Werkdrukmiddelen 22-23
Als eerste benadruk ik dat de werkdrukmiddelen die vorig jaar in de cao zijn opgenomen structureel zijn. De afspraken die in 22-23 op scholen gemaakt zijn (vaak niet zonder slag of stoot) moeten nu beslag krijgen. Belangrijke vraag is if de keuzes die gemaakt zijn (collectief) ook echt leiden tot werkdrukvermindering. En voordat het als weer ‘gewoon wordt’ geef ik je het advies om dit structureel en effectief te evalueren om zo ook goed bij te kunnen stellen als dat nodig is.
En vergeet ook de individuele werkdrukmiddelen niet. Vaak worden alle uren die geoormerkt zijn gevoelsmatig over 1 kam geschoren, maar er is echt verschil tussen 83 uur individuele professionalisering en de besteding daarvan en de 50 + 40 uur werkdrukvermindering.
Begeleiding Starters in het onderwijs
In het land was er vaak discussie over starters, stagiaires en LIO. Door het gebrek aan onderwijskrachten liep de inzet al steeds vaker door elkaar en de sommige werkgevers maakten daar onverantwoord misbruik van. Om maar eens te noemen: wat is het verschil tussen een stagiaire en een LIO in de organisatie en de betaling. Laat ik alvast een helder antwoord geven voor iedereen die het betreft: er is sprake van een LIO als de student 180 studiepunten heeft gehaald. De grens zal in de praktijk minder scherp zijn, maar ik stel hem nu even zwart wit.
Afgesproken is dat starters in het onderwijs de lesreductie van 20% en 10% behouden (en de tijd die vrijkomt mogen gebruiken voor de voorbereiding van de overgebleven lessen)
Daarnaast is een inductieprogramma van 3 jaar afgesproken. Dat is mooi, dat betekent namelijk dat er planmatig ruimte komt om begeleiding en ondersteuning te kunnen organiseren. Er staan geen uren genoemd in de cao. Dat betekent dat de P(G)MR hier ruimte in moet nemen om goede beleidsafspraken te maken en voldoende ruimte te reserveren. Hou daarbij in het achterhoofd van een kwart van de docenten de eerste 5 jaar uit het onderwijs vertrekt. Een inductieprogramma helpt!
Scholing OOP
Het was al en beetje vreemd dat in de cao verschil in professionalisering gemaakt werd tussen OP en OOP. Overigens niet alleen in uren was dat verschil aanwezig, maar ook in de manier waarop dit ingezet mocht worden.
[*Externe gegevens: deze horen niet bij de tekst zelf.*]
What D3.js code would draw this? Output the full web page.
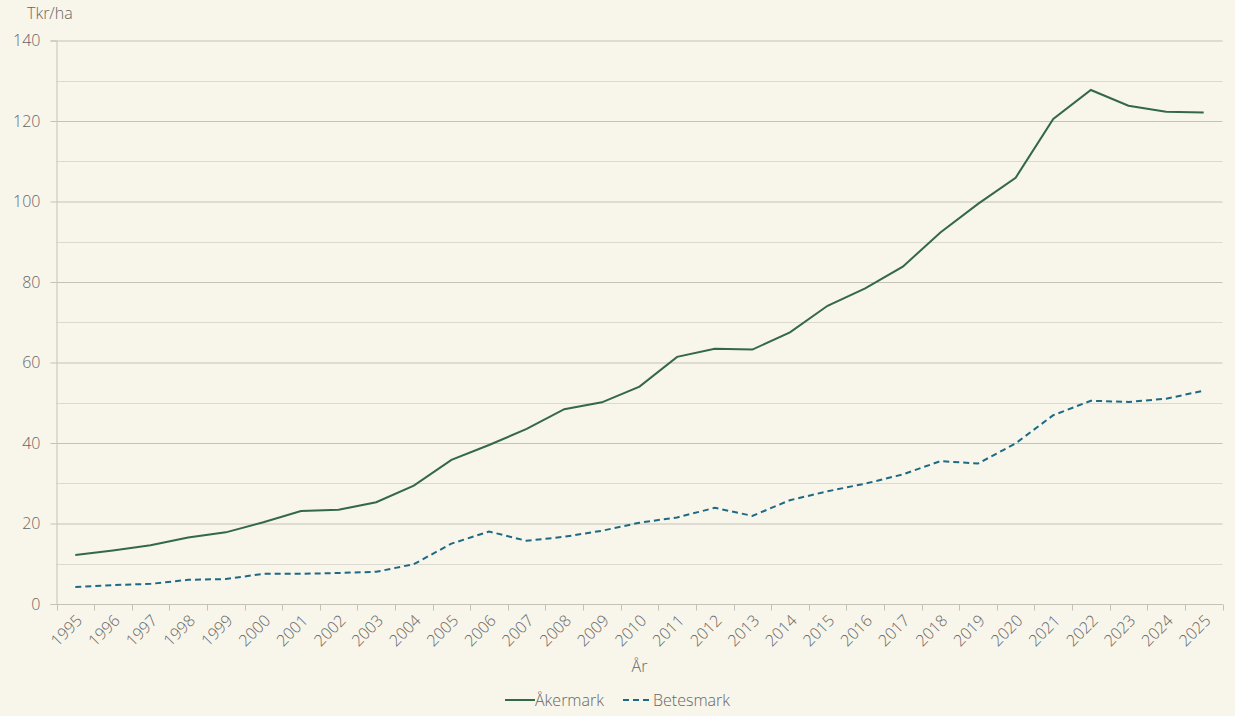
<!DOCTYPE html>
<html>
<head>
<meta charset="utf-8">
<script src="https://cdn.jsdelivr.net/npm/d3@7"></script>
<style>
  html, body { margin: 0; padding: 0; background: #f8f5ea; }
  svg { display: block; font-family: "Open Sans", sans-serif; font-weight: 300; }
  text { fill: #666; }
</style>
</head>
<body>
<div id="chart"></div>
<script>
// years on the x axis
var years = ["1995","1996","1997","1998","1999","2000","2001","2002","2003","2004",
    "2005","2006","2007","2008","2009","2010","2011","2012","2013","2014",
    "2015","2016","2017","2018","2019","2020","2021","2022","2023","2024","2025"];

// Tkr/ha
var akermark = [12.2, 13.3, 14.6, 16.5, 17.8, 20.3, 23.1, 23.4, 25.3, 29.4,
    35.8, 39.5, 43.5, 48.4, 50.1, 54.0, 61.4, 63.4, 63.2, 67.5,
    74.1, 78.4, 83.8, 92.3, 99.4, 105.9, 120.5, 127.7, 123.8, 122.3, 122.1];
var betesmark = [4.2, 4.7, 5.0, 6.0, 6.2, 7.5, 7.5, 7.7, 8.0, 9.9,
    15.0, 18.0, 15.7, 16.7, 18.2, 20.2, 21.5, 23.9, 21.9, 25.8,
    28.0, 29.9, 32.2, 35.5, 34.9, 39.9, 46.9, 50.5, 50.2, 51.0, 53.0];

var yTicks = [0, 20, 40, 60, 80, 100, 120, 140];
var yGrid = [10, 30, 50, 70, 90, 110, 130];

var series = [
    { name: "Åkermark", values: akermark, color: "#336848", dash: null },
    { name: "Betesmark", values: betesmark, color: "#1d6a85", dash: "6,4" }
];

var width = 1235, height = 716;
var plotLeft = 56.5, plotRight = 1222.5, plotTop = 40.5, plotBottom = 604;

var svg = d3.select("#chart")
    .append("svg")
    .attr("width", width)
    .attr("height", height);

var x = d3.scaleBand().domain(years).range([plotLeft, plotRight]);
var y = d3.scaleLinear().domain([0, 140]).range([plotBottom, plotTop]);

// light grid lines at the odd tens
svg.selectAll(".minor")
    .data(yGrid)
    .enter().append("line")
    .attr("x1", plotLeft).attr("x2", plotRight)
    .attr("y1", function (d) { return Math.round(y(d)) + 0.5; })
    .attr("y2", function (d) { return Math.round(y(d)) + 0.5; })
    .style("stroke", "#dcd9cf");

// y axis with full-width grid
var yAxis = svg.append("g")
    .attr("transform", "translate(" + plotLeft + ",0)")
    .call(d3.axisLeft(y).tickValues(yTicks).tickSize(6).tickPadding(10));
yAxis.select(".domain").style("stroke", "#c4c1b8");
yAxis.selectAll(".tick line").style("stroke", "#c4c1b8");
yAxis.selectAll(".tick text").style("font-size", "16px").style("font-family", "Open Sans").style("font-weight", 300).style("fill", "#666");
yAxis.selectAll(".tick")
    .append("line")
    .attr("x1", 0).attr("x2", plotRight - plotLeft)
    .style("stroke", "#c4c1b8");

// x axis, ticks on the band edges
var xAxis = svg.append("g")
    .attr("transform", "translate(0," + (plotBottom + 0.5) + ")");
xAxis.append("line")
    .attr("x1", plotLeft).attr("x2", plotRight)
    .style("stroke", "#c4c1b8");
var edges = years.map(function (d) { return x(d); }).concat([plotRight]);
xAxis.selectAll(".xtick")
    .data(edges)
    .enter().append("line")
    .attr("x1", function (d) { return Math.round(d) + 0.5; })
    .attr("x2", function (d) { return Math.round(d) + 0.5; })
    .attr("y1", 0).attr("y2", 6)
    .style("stroke", "#c4c1b8");
xAxis.selectAll(".xlab")
    .data(years)
    .enter().append("text")
    .attr("text-anchor", "end")
    .attr("transform", function (d) {
        return "translate(" + (x(d) + x.bandwidth() / 2 + 8) + ",17) rotate(-45)";
    })
    .style("font-size", "16px")
    .text(function (d) { return d; });

// axis titles
svg.append("text")
    .attr("x", (plotLeft + plotRight) / 2).attr("y", 672)
    .attr("text-anchor", "middle")
    .style("font-size", "16px")
    .text("År");
svg.append("text")
    .attr("x", 27).attr("y", 19)
    .style("font-size", "16px")
    .text("Tkr/ha");

// lines
var line = d3.line()
    .x(function (d, i) { return x(years[i]) + x.bandwidth() / 2; })
    .y(function (d) { return y(d); });

svg.selectAll(".series")
    .data(series)
    .enter().append("path")
    .attr("d", function (d) { return line(d.values); })
    .style("fill", "none")
    .style("stroke", function (d) { return d.color; })
    .style("stroke-width", 2)
    .style("stroke-dasharray", function (d) { return d.dash; });

// legend
var legendX = [505, 623];
var legend = svg.selectAll(".legend")
    .data(series)
    .enter().append("g")
    .attr("transform", function (d, i) { return "translate(" + legendX[i] + ",700)"; });
legend.append("line")
    .attr("x1", 0).attr("x2", 30)
    .style("stroke", function (d) { return d.color; })
    .style("stroke-width", 2)
    .style("stroke-dasharray", function (d) { return d.dash; });
legend.append("text")
    .attr("x", 30).attr("y", 5.5)
    .style("font-size", "16px")
    .text(function (d) { return d.name; });
</script>
</body>
</html>
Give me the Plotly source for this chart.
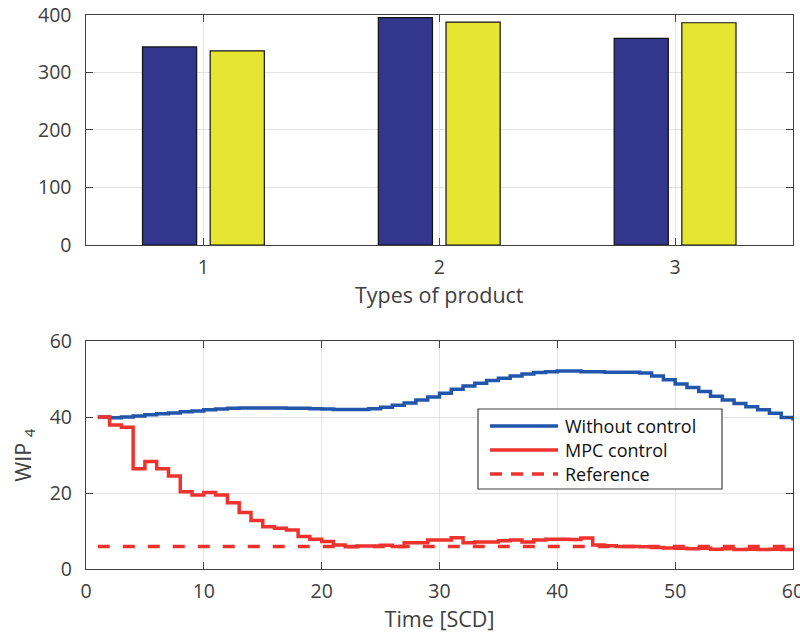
import plotly.graph_objects as go

# ---- top panel: totals per product type ----
product_types = [1, 2, 3]
series_a = [344, 395, 359]   # dark blue bars
series_b = [337, 387, 386]   # yellow bars
bar_tick_labels = ["1", "2", "3"]

# ---- bottom panel: WIP_4 over time ----
time_scd = list(range(1, 61))
wip_without_control = [
    40.0, 39.8, 40.0, 40.3, 40.6, 40.9, 41.1, 41.4, 41.6, 41.9,
    42.1, 42.3, 42.4, 42.4, 42.4, 42.4, 42.3, 42.3, 42.2, 42.1,
    42.0, 42.0, 42.0, 42.2, 42.6, 43.1, 43.7, 44.5, 45.3, 46.3,
    47.3, 48.2, 48.9, 49.6, 50.2, 50.8, 51.3, 51.7, 51.9, 52.1,
    52.1, 51.9, 51.9, 51.8, 51.8, 51.8, 51.6, 50.8, 49.8, 48.7,
    47.8, 46.7, 45.5, 44.5, 43.6, 42.7, 41.9, 41.0, 39.9, 39.1,
]
wip_mpc_control = [
    40.0, 37.9, 37.3, 26.4, 28.3, 26.4, 24.5, 20.4, 19.5, 20.2,
    19.5, 17.5, 14.9, 12.8, 11.2, 10.8, 10.3, 8.6, 7.9, 7.3,
    6.4, 5.9, 6.1, 6.1, 6.3, 6.0, 7.0, 7.0, 7.7, 7.7,
    8.3, 7.0, 7.2, 7.2, 7.5, 7.7, 7.2, 7.7, 7.9, 7.9,
    7.8, 8.2, 6.4, 6.2, 6.0, 6.0, 5.9, 5.7, 5.6, 5.5,
    5.4, 5.5, 5.3, 5.4, 5.2, 5.3, 5.2, 5.3, 5.2, 5.0,
]
wip_reference = [6.0] * 60

legend_names = ["Without control", "MPC control", "Reference"]

BAR_BLUE = "rgb(50,54,140)"
BAR_YELLOW = "rgb(230,230,50)"
LINE_BLUE = "rgb(33,86,170)"
LINE_RED = "rgb(238,50,45)"
AXIS = "#404040"
GRID = "#e3e3e3"
FONT = "Open Sans"
TICK_SIZE = 19.5
TITLE_SIZE = 21.5

fig = go.Figure()

fig.add_trace(go.Bar(x=product_types, y=series_a, marker=dict(color=BAR_BLUE, line=dict(color="#111", width=1.2)),
                     xaxis="x", yaxis="y", showlegend=False))
fig.add_trace(go.Bar(x=product_types, y=series_b, marker=dict(color=BAR_YELLOW, line=dict(color="#111", width=1.2)),
                     xaxis="x", yaxis="y", showlegend=False))

fig.add_trace(go.Scatter(x=time_scd, y=wip_without_control, mode="lines", line=dict(color=LINE_BLUE, width=3.5, shape="hv"),
                         name=legend_names[0], xaxis="x2", yaxis="y2", showlegend=False))
fig.add_trace(go.Scatter(x=time_scd, y=wip_mpc_control, mode="lines", line=dict(color=LINE_RED, width=3.5, shape="hv"),
                         name=legend_names[1], xaxis="x2", yaxis="y2", showlegend=False))
fig.add_trace(go.Scatter(x=time_scd, y=wip_reference, mode="lines", line=dict(color=LINE_RED, width=3.5, dash="12px,13px"),
                         name=legend_names[2], xaxis="x2", yaxis="y2", showlegend=False))

axis_common = dict(showline=True, linecolor=AXIS, linewidth=1.3, mirror="ticks", ticks="inside", ticklen=7,
                   tickcolor=AXIS, tickwidth=1.3, showgrid=True, gridcolor=GRID, gridwidth=1, zeroline=False,
                   ticklabeloverflow="allow", automargin=False,
                   tickfont=dict(family=FONT, size=TICK_SIZE, color=AXIS))
x_common = dict(axis_common, ticklabelstandoff=4)
y_common = dict(axis_common, ticklabelstandoff=9)
title_font = dict(family=FONT, size=TITLE_SIZE, color=AXIS)

W, H = 800, 635
def px_x(a, b):
    return [a / W, b / W]
def px_y(top, bottom):
    return [1 - bottom / H, 1 - top / H]

fig.update_layout(
    width=W, height=H, margin=dict(l=0, r=0, t=0, b=0, autoexpand=False),
    paper_bgcolor="white", plot_bgcolor="white",
    barmode="group", bargap=0.426, bargroupgap=0.2,
    font=dict(family=FONT, color=AXIS),
    xaxis=dict(x_common, domain=px_x(85.5, 793), range=[0.5, 3.5], tickvals=product_types, ticktext=bar_tick_labels,
               anchor="y", title=dict(text="Types of product", font=title_font, standoff=4)),
    yaxis=dict(y_common, domain=px_y(14.7, 245), range=[0, 400], tickvals=[0, 100, 200, 300, 400], anchor="x"),
    xaxis2=dict(x_common, domain=px_x(86, 793), range=[0, 60], tickvals=[0, 10, 20, 30, 40, 50, 60], anchor="y2",
                title=dict(text="Time [SCD]", font=title_font, standoff=4)),
    yaxis2=dict(y_common, domain=px_y(341, 569.3), range=[0, 60], tickvals=[0, 20, 40, 60], anchor="x2",
                title=dict(text="WIP <sub>4</sub>", font=title_font, standoff=12)),
)

# legend box for the bottom panel
lx0, lx1, ly0, ly1 = 478, 722, 409, 489
fig.add_shape(type="rect", xref="paper", yref="paper", x0=lx0 / W, x1=lx1 / W, y0=1 - ly1 / H, y1=1 - ly0 / H,
              line=dict(color=AXIS, width=1.2), fillcolor="white", layer="above")
rows = [426, 450, 474]
styles = [dict(color=LINE_BLUE, width=3.5), dict(color=LINE_RED, width=3.5), dict(color=LINE_RED, width=3.5, dash="12px,9px")]
for ry, st, name in zip(rows, styles, legend_names):
    fig.add_shape(type="line", xref="paper", yref="paper", x0=490 / W, x1=558 / W, y0=1 - ry / H, y1=1 - ry / H,
                  line=st, layer="above")
    fig.add_annotation(xref="paper", yref="paper", x=563 / W, y=1 - ry / H, xanchor="left", yanchor="middle",
                       text=name, showarrow=False, font=dict(family=FONT, size=18, color="#111"))

fig.write_html("out.html")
Ik ken scholen die aan de baliemedewerker aangaven dat de professionalisering ook op de ‘dooie’ momenten kon plaatsvinden en dat de 40 uur dus ‘helemaal niet nodig was’. Ik verzin het niet.
In de cao staat dat de extra 43 uur die OOP mogen claimen voor professionalisering, wel onderbouwd moeten worden met een plan en actief gevraagd moeten worden. Dus beste OOP’ers: doe dat!
Poen CAO
De afgelopen jaren kenmerken zich door de afspraken over geld en minder over afspraken over werkdruk, werkplezier en professionele ruimte. Ik snap dat wel, maar het wordt ook tijd om die andere zaken in een cao terug te zien. De raden van werkgevers geven vaak aan dat het niet nodig is dit op cao niveau te regelen, want dat kan wel op schoolniveau. Ik weet dat er schiolen zijn waar dat inderdaad kan, maar dat gebeurt niet altijd en zeker niet altijd optimaal. Om maar eens de knuppel in het hoenderhok te gooien: hoe actief is het professioneel statuut bij jullie op school en hoe helpt het om beter onderwijs te maken?